Surat imbauan Dewan Pers tertanggal 14 April 2022 itu ditujukan kepada sejumlah pihak, misalnya Panglima TNI, Kapolri, Menteri Sekretaris Negara, Menteri Dalam Negeri, Menteri Komunikasi dan Informatika, pimpinan badan usaha milik negara (BUMN) dan badan usaha milik daerah (BUMD), pimpinan perusahaan, dan sebagainya.
Dalam surat tersebut, Nuh juga menyatakan, imbauan Dewan Pers itu dilandasi sikap moral dan etika profesi untuk menjaga kepercayaan publik dan menegakkan integritas serta menjunjung tinggi nilai-nilai profesionalisme kewartawanan. ”Dewan Pers tidak bisa menoleransi adanya praktik buruk di mana wartawan, perusahaan pers, atau organisasi wartawan yang semakin banyak bermunculan pada saat ini meminta-minta sumbangan, bingkisan, ataupun THR,” katanya.
Nuh menambahkan, pemberian THR kepada wartawan merupakan kewajiban setiap perusahaan pers.

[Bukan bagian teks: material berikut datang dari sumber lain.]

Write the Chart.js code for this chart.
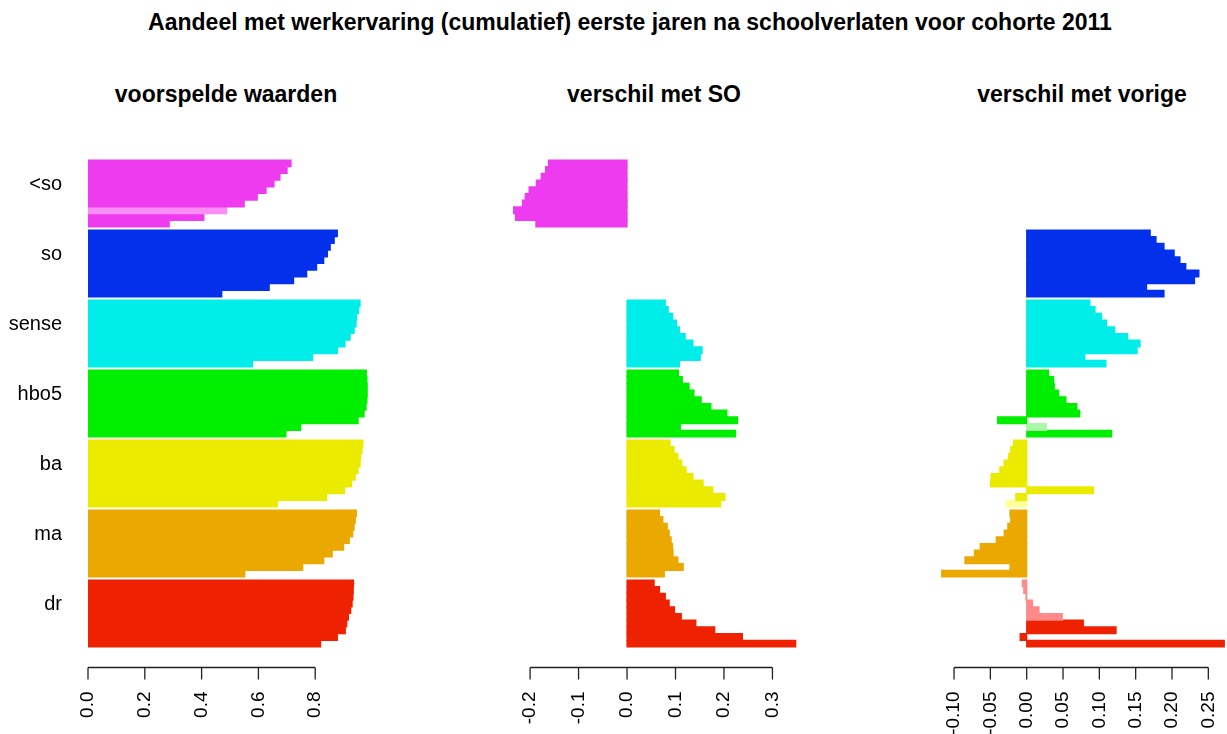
<!DOCTYPE html>
<html>
<head>
<meta charset="utf-8">
<script src="https://cdn.jsdelivr.net/npm/chart.js@4.4.0/dist/chart.umd.min.js"></script>
<style>
  body { margin: 0; background: #fff; font-family: "Liberation Sans", Arial, sans-serif; }
  #wrap { position: relative; width: 1227px; height: 734px; overflow: hidden; }
  canvas { position: absolute; top: 0; }
  .ttl { position: absolute; font-weight: bold; font-size: 23px; line-height: 23px;
         white-space: nowrap; transform: translateX(-50%); color: #000; }
</style>
</head>
<body>
<div id="wrap">
  <div class="ttl" style="left:630px; top:11px">Aandeel met werkervaring (cumulatief) eerste jaren na schoolverlaten voor cohorte 2011</div>
  <div class="ttl" style="left:226px; top:83px">voorspelde waarden</div>
  <div class="ttl" style="left:654px; top:83px">verschil met SO</div>
  <div class="ttl" style="left:1082px; top:83px">verschil met vorige</div>
  <canvas id="p1" width="372" height="734" style="left:0"></canvas>
  <canvas id="p2" width="301" height="734" style="left:501px"></canvas>
  <canvas id="p3" width="288" height="734" style="left:939px"></canvas>
</div>
<script>
const groups = ['<so', 'so', 'sense', 'hbo5', 'ba', 'ma', 'dr'];

// voorspelde waarden (10 jaren per groep)
const pred_lso   = [0.715, 0.701, 0.676, 0.655, 0.627, 0.596, 0.550, 0.488, 0.408, 0.286];
const pred_so    = [0.878, 0.867, 0.853, 0.843, 0.830, 0.805, 0.770, 0.724, 0.638, 0.471];
const pred_sense = [0.958, 0.953, 0.946, 0.944, 0.937, 0.923, 0.905, 0.878, 0.791, 0.579];
const pred_hbo5  = [0.980, 0.982, 0.983, 0.983, 0.982, 0.979, 0.972, 0.951, 0.749, 0.697];
const pred_ba    = [0.968, 0.965, 0.960, 0.958, 0.951, 0.941, 0.928, 0.903, 0.840, 0.667];
const pred_ma    = [0.945, 0.941, 0.937, 0.932, 0.920, 0.900, 0.860, 0.830, 0.756, 0.552];
const pred_dr    = [0.935, 0.934, 0.933, 0.930, 0.925, 0.917, 0.911, 0.906, 0.878, 0.819];

// verschil met SO
const so_lso   = [-0.162, -0.168, -0.177, -0.187, -0.202, -0.210, -0.216, -0.234, -0.230, -0.188];
const so_sense = [0.079, 0.085, 0.094, 0.102, 0.108, 0.120, 0.136, 0.155, 0.151, 0.108];
const so_hbo5  = [0.106, 0.114, 0.128, 0.138, 0.153, 0.173, 0.206, 0.228, 0.110, 0.224];
const so_ba    = [0.089, 0.097, 0.105, 0.113, 0.122, 0.136, 0.157, 0.177, 0.202, 0.193];
const so_ma    = [0.067, 0.074, 0.083, 0.087, 0.091, 0.094, 0.095, 0.105, 0.116, 0.077];
const so_dr    = [0.056, 0.067, 0.079, 0.087, 0.098, 0.112, 0.142, 0.181, 0.238, 0.348];

// verschil met vorige
const prev_so    = [0.170, 0.178, 0.189, 0.203, 0.211, 0.219, 0.237, 0.231, 0.165, 0.189];
const prev_sense = [0.087, 0.094, 0.103, 0.110, 0.121, 0.139, 0.156, 0.152, 0.080, 0.109];
const prev_hbo5  = [0.030, 0.037, 0.038, 0.044, 0.054, 0.069, 0.073, -0.040, 0.027, 0.117];
const prev_ba    = [-0.018, -0.022, -0.025, -0.031, -0.037, -0.049, -0.050, 0.092, -0.015, -0.028];
const prev_ma    = [-0.023, -0.022, -0.026, -0.031, -0.042, -0.064, -0.072, -0.085, -0.023, -0.117];
const prev_dr    = [-0.006, -0.004, -0.001, 0.008, 0.017, 0.049, 0.078, 0.123, -0.009, 0.272];

// lichte (niet significante) cellen: [groep, jaar]
const light1 = [[0, 7]];
const light2 = [];
const light3 = [[3, 8], [4, 9], [6, 0], [6, 1], [6, 2], [6, 3], [6, 4], [6, 5]];

const ticks1 = [0, 0.2, 0.4, 0.6, 0.8];
const tickLabels1 = ['0.0', '0.2', '0.4', '0.6', '0.8'];
const ticks2 = [-0.2, -0.1, 0, 0.1, 0.2, 0.3];
const tickLabels2 = ['-0.2', '-0.1', '0.0', '0.1', '0.2', '0.3'];
const ticks3 = [-0.10, -0.05, 0, 0.05, 0.10, 0.15, 0.20, 0.25];
const tickLabels3 = ['-0.10', '-0.05', '0.00', '0.05', '0.10', '0.15', '0.20', '0.25'];

const baseColors  = ['#EF3BEF', '#0530EB', '#00EDEA', '#00EE00', '#EBEB00', '#EBA800', '#EE2200'];
const lightColors = ['#FB8DF6', '#8899F5', '#88F5F3', '#A9F7A9', '#FFFF99', '#F5D488', '#FF8A8A'];

// R-style axis: line only between first and last tick
const axisLine = {
  id: 'axisLine',
  afterDraw(chart) {
    const s = chart.scales.x, ctx = chart.ctx;
    const y = Math.round(chart.chartArea.bottom + 18) + 0.5;
    const xs = s.ticks.map(t => s.getPixelForValue(t.value));
    ctx.save();
    ctx.strokeStyle = '#222';
    ctx.lineWidth = 1.3;
    ctx.beginPath();
    ctx.moveTo(xs[0], y);
    ctx.lineTo(xs[xs.length - 1], y);
    xs.forEach(x => { ctx.moveTo(x, y); ctx.lineTo(x, y + 12); });
    ctx.stroke();
    ctx.restore();
  }
};

function panel(id, series, light, xmin, xmax, tickVals, tickLabels, showLabels) {
  const datasets = [];
  for (let i = 0; i < 10; i++) {
    datasets.push({
      data: series.map(s => s ? s[i] : null),
      backgroundColor: groups.map((g, gi) =>
        light.some(c => c[0] === gi && c[1] === i) ? lightColors[gi] : baseColors[gi]),
      borderWidth: 0,
      inflateAmount: 0.6,
      barPercentage: 1,
      categoryPercentage: 67 / 70
    });
  }
  new Chart(document.getElementById(id), {
    type: 'bar',
    data: { labels: groups, datasets: datasets },
    options: {
      indexAxis: 'y',
      responsive: false,
      animation: false,
      layout: { padding: { top: 158.5, left: 0, right: 0, bottom: 0 } },
      plugins: { legend: { display: false }, tooltip: { enabled: false } },
      scales: {
        x: {
          min: xmin,
          max: xmax,
          afterBuildTicks: s => { s.ticks = tickVals.map(v => ({ value: v })); },
          afterFit: s => { s.height = 85.5; s.paddingLeft = 0; s.paddingRight = 0; },
          grid: { display: false, drawTicks: false },
          border: { display: false },
          ticks: {
            autoSkip: false,
            minRotation: 90,
            maxRotation: 90,
            padding: 43,
            color: '#000',
            font: { size: 19, family: 'Liberation Sans' },
            callback: (v, i) => tickLabels[i]
          }
        },
        y: {
          display: showLabels,
          afterFit: s => { s.width = showLabels ? 88 : 0; },
          grid: { display: false, drawTicks: false },
          border: { display: false },
          ticks: {
            padding: 26,
            labelOffset: -9.5,
            color: '#000',
            font: { size: 20, family: 'Liberation Sans' }
          }
        }
      }
    },
    plugins: [axisLine]
  });
}

panel('p1', [pred_lso, pred_so, pred_sense, pred_hbo5, pred_ba, pred_ma, pred_dr],
      light1, 0, 1.0, ticks1, tickLabels1, true);
panel('p2', [so_lso, null, so_sense, so_hbo5, so_ba, so_ma, so_dr],
      light2, -0.26, 0.361, ticks2, tickLabels2, false);
panel('p3', [null, prev_so, prev_sense, prev_hbo5, prev_ba, prev_ma, prev_dr],
      light3, -0.1207, 0.2757, ticks3, tickLabels3, false);
</script>
</body>
</html>
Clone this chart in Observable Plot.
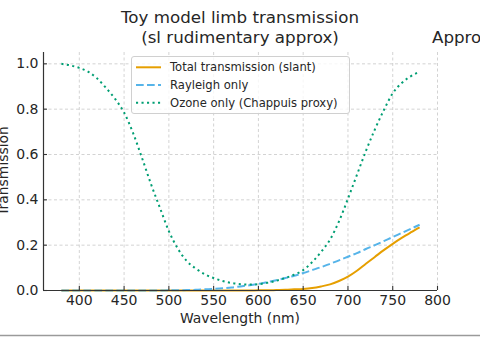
<!DOCTYPE html>
<html>
<head>
<meta charset="utf-8">
<script src="https://cdn.jsdelivr.net/npm/d3@7"></script>
<script src="https://cdn.jsdelivr.net/npm/@observablehq/plot@0.6"></script>
<style>
  html, body { margin: 0; padding: 0; background: #fff; }
  #chart { width: 480px; height: 337px; overflow: hidden; }
</style>
</head>
<body>
<div id="chart"></div>
<script>
// ---- data ----
const wavelengths = [380,390,400,410,420,430,440,450,460,470,480,490,500,510,520,530,540,550,560,570,580,590,600,610,620,630,640,650,660,670,680,690,700,710,720,730,740,750,760,770,780];
const totalT = [0,0,0,0,0,0,0,0,0,0,0,0,0,0,0,0,0,0,0,0,0,0,0.001,0.001,0.002,0.003,0.005,0.007,0.011,0.018,0.027,0.042,0.061,0.087,0.118,0.148,0.178,0.206,0.232,0.256,0.279];
const rayleighT = [0,0,0,0,0,0,0,0,0,0,0,0,0.001,0.001,0.002,0.003,0.005,0.007,0.010,0.013,0.018,0.023,0.029,0.037,0.045,0.055,0.065,0.077,0.090,0.103,0.118,0.133,0.149,0.165,0.183,0.200,0.218,0.236,0.254,0.272,0.290];
const ozoneT = [1.00,0.993,0.982,0.965,0.935,0.893,0.845,0.785,0.695,0.585,0.47,0.365,0.262,0.185,0.13,0.097,0.072,0.055,0.042,0.033,0.028,0.026,0.028,0.034,0.043,0.055,0.07,0.09,0.125,0.17,0.225,0.305,0.405,0.51,0.615,0.71,0.795,0.87,0.915,0.945,0.965];

const seriesNames = ["Total transmission (slant)", "Rayleigh only", "Ozone only (Chappuis proxy)"];
const seriesColors = ["#E69F00", "#56B4E9", "#009E73"];
const seriesDash = [null, "7.7,3.3", "2.1,3.4"];

const xTicks = [400,450,500,550,600,650,700,750,800];
const yTicks = [0,0.2,0.4,0.6,0.8,1.0];
const xDomain = [360, 800];
const yDomain = [0, 1.05];

const titleLines = ["Toy model limb transmission", "(sl rudimentary approx)"];
const neighbourTitle = "Approx";
const xLabel = "Wavelength (nm)";
const yLabel = "Transmission";

// build rows for the library
const valuesBySeries = [totalT, rayleighT, ozoneT];
const rows = seriesNames.map((name, i) => wavelengths.map((w, j) => ({w, t: valuesBySeries[i][j]})));

const W = 480, H = 337;
const mL = 43, mR = 43, mT = 52, mB = 47;

const lineMarks = rows.map((r, i) => Plot.line(r, {
  x: "w", y: "t",
  stroke: seriesColors[i],
  strokeWidth: 2,
  strokeDasharray: seriesDash[i] || undefined,
  strokeLinecap: "butt",
  curve: "monotone-x"
}));

const svg = Plot.plot({
  width: W, height: H,
  marginLeft: mL, marginRight: mR, marginTop: mT, marginBottom: mB,
  x: {domain: xDomain},
  y: {domain: yDomain},
  style: {fontFamily: "'DejaVu Sans', sans-serif", fontSize: "14px", color: "#262626", background: "#fff"},
  marks: [
    Plot.gridX(xTicks, {stroke: "#b0b0b0", strokeOpacity: 0.7, strokeWidth: 0.8, strokeDasharray: "3,2.5"}),
    Plot.gridY(yTicks, {stroke: "#b0b0b0", strokeOpacity: 0.7, strokeWidth: 0.8, strokeDasharray: "3,2.5"}),
    ...lineMarks,
    Plot.axisX(xTicks, {tickSize: 0, tickPadding: 5, fontSize: 14, label: null, fill: "#262626"}),
    Plot.axisY(yTicks, {tickSize: 0, tickPadding: 5, fontSize: 14, label: null, tickFormat: d3.format(".1f"), fill: "#262626"}),
    Plot.tickX(xTicks, {x: d => d, stroke: "#333", strokeWidth: 1.1, insetTop: (H - mT - mB) - 4}),
    Plot.tickY(yTicks, {y: d => d, stroke: "#333", strokeWidth: 1.1, insetRight: (W - mL - mR) - 4}),
    Plot.ruleY([yDomain[0]], {stroke: "#333", strokeWidth: 1.2}),
    Plot.ruleX([xDomain[0]], {stroke: "#333", strokeWidth: 1.2})
  ]
});

const s = d3.select(svg);
const txtColor = "#262626";

// titles
s.append("text").attr("x", 240).attr("y", 23).attr("text-anchor", "middle")
  .attr("font-size", 16.7).attr("fill", txtColor).text(titleLines[0]);
s.append("text").attr("x", 240).attr("y", 43).attr("text-anchor", "middle")
  .attr("font-size", 16.7).attr("fill", txtColor).text(titleLines[1]);
s.append("text").attr("x", 432).attr("y", 43).attr("text-anchor", "start")
  .attr("font-size", 16.7).attr("fill", txtColor).text(neighbourTitle);

// axis labels
s.append("text").attr("x", 240).attr("y", 323).attr("text-anchor", "middle")
  .attr("font-size", 13.9).attr("fill", txtColor).text(xLabel);
s.append("text").attr("transform", "translate(7.5,171) rotate(-90)").attr("text-anchor", "middle")
  .attr("font-size", 13.9).attr("fill", txtColor).text(yLabel);

// legend
const lg = s.append("g");
lg.append("rect").attr("x", 131.5).attr("y", 56.5).attr("width", 218).attr("height", 57)
  .attr("rx", 2.5).attr("fill", "#fff").attr("fill-opacity", 0.8).attr("stroke", "#d0d0d0").attr("stroke-width", 1);
const rowY = [67.3, 85, 102.7];
seriesNames.forEach((name, i) => {
  lg.append("line").attr("x1", 136).attr("x2", 161).attr("y1", rowY[i]).attr("y2", rowY[i])
    .attr("stroke", seriesColors[i]).attr("stroke-width", 2)
    .attr("stroke-dasharray", seriesDash[i] || null);
  lg.append("text").attr("x", 170).attr("y", rowY[i] + 4).attr("font-size", 11.6)
    .attr("text-anchor", "start").attr("fill", txtColor).text(name);
});

// bottom separator line
s.append("line").attr("x1", 0).attr("x2", W).attr("y1", 335.5).attr("y2", 335.5)
  .attr("stroke", "#9a9a9a").attr("stroke-width", 1.5);

document.getElementById("chart").appendChild(svg);
</script>
</body>
</html>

Oleh karena itu, permintaan THR oleh oknum wartawan kepada pihak lain harus ditolak. Bahkan, jika mereka meminta THR dengan cara memaksa, memeras, atau mengancam, pihak yang dimintai THR bisa melapor kepada kepolisian.
”Apabila mereka meminta dengan cara memaksa, memeras, dan bahkan mengancam, sebaiknya mencatat identitas atau nomor telepon atau alamat mereka dan melaporkannya ke kantor polisi terdekat. Selain itu, Bapak/Ibu bisa melaporkannya kepada Dewan Pers,” ujarnya.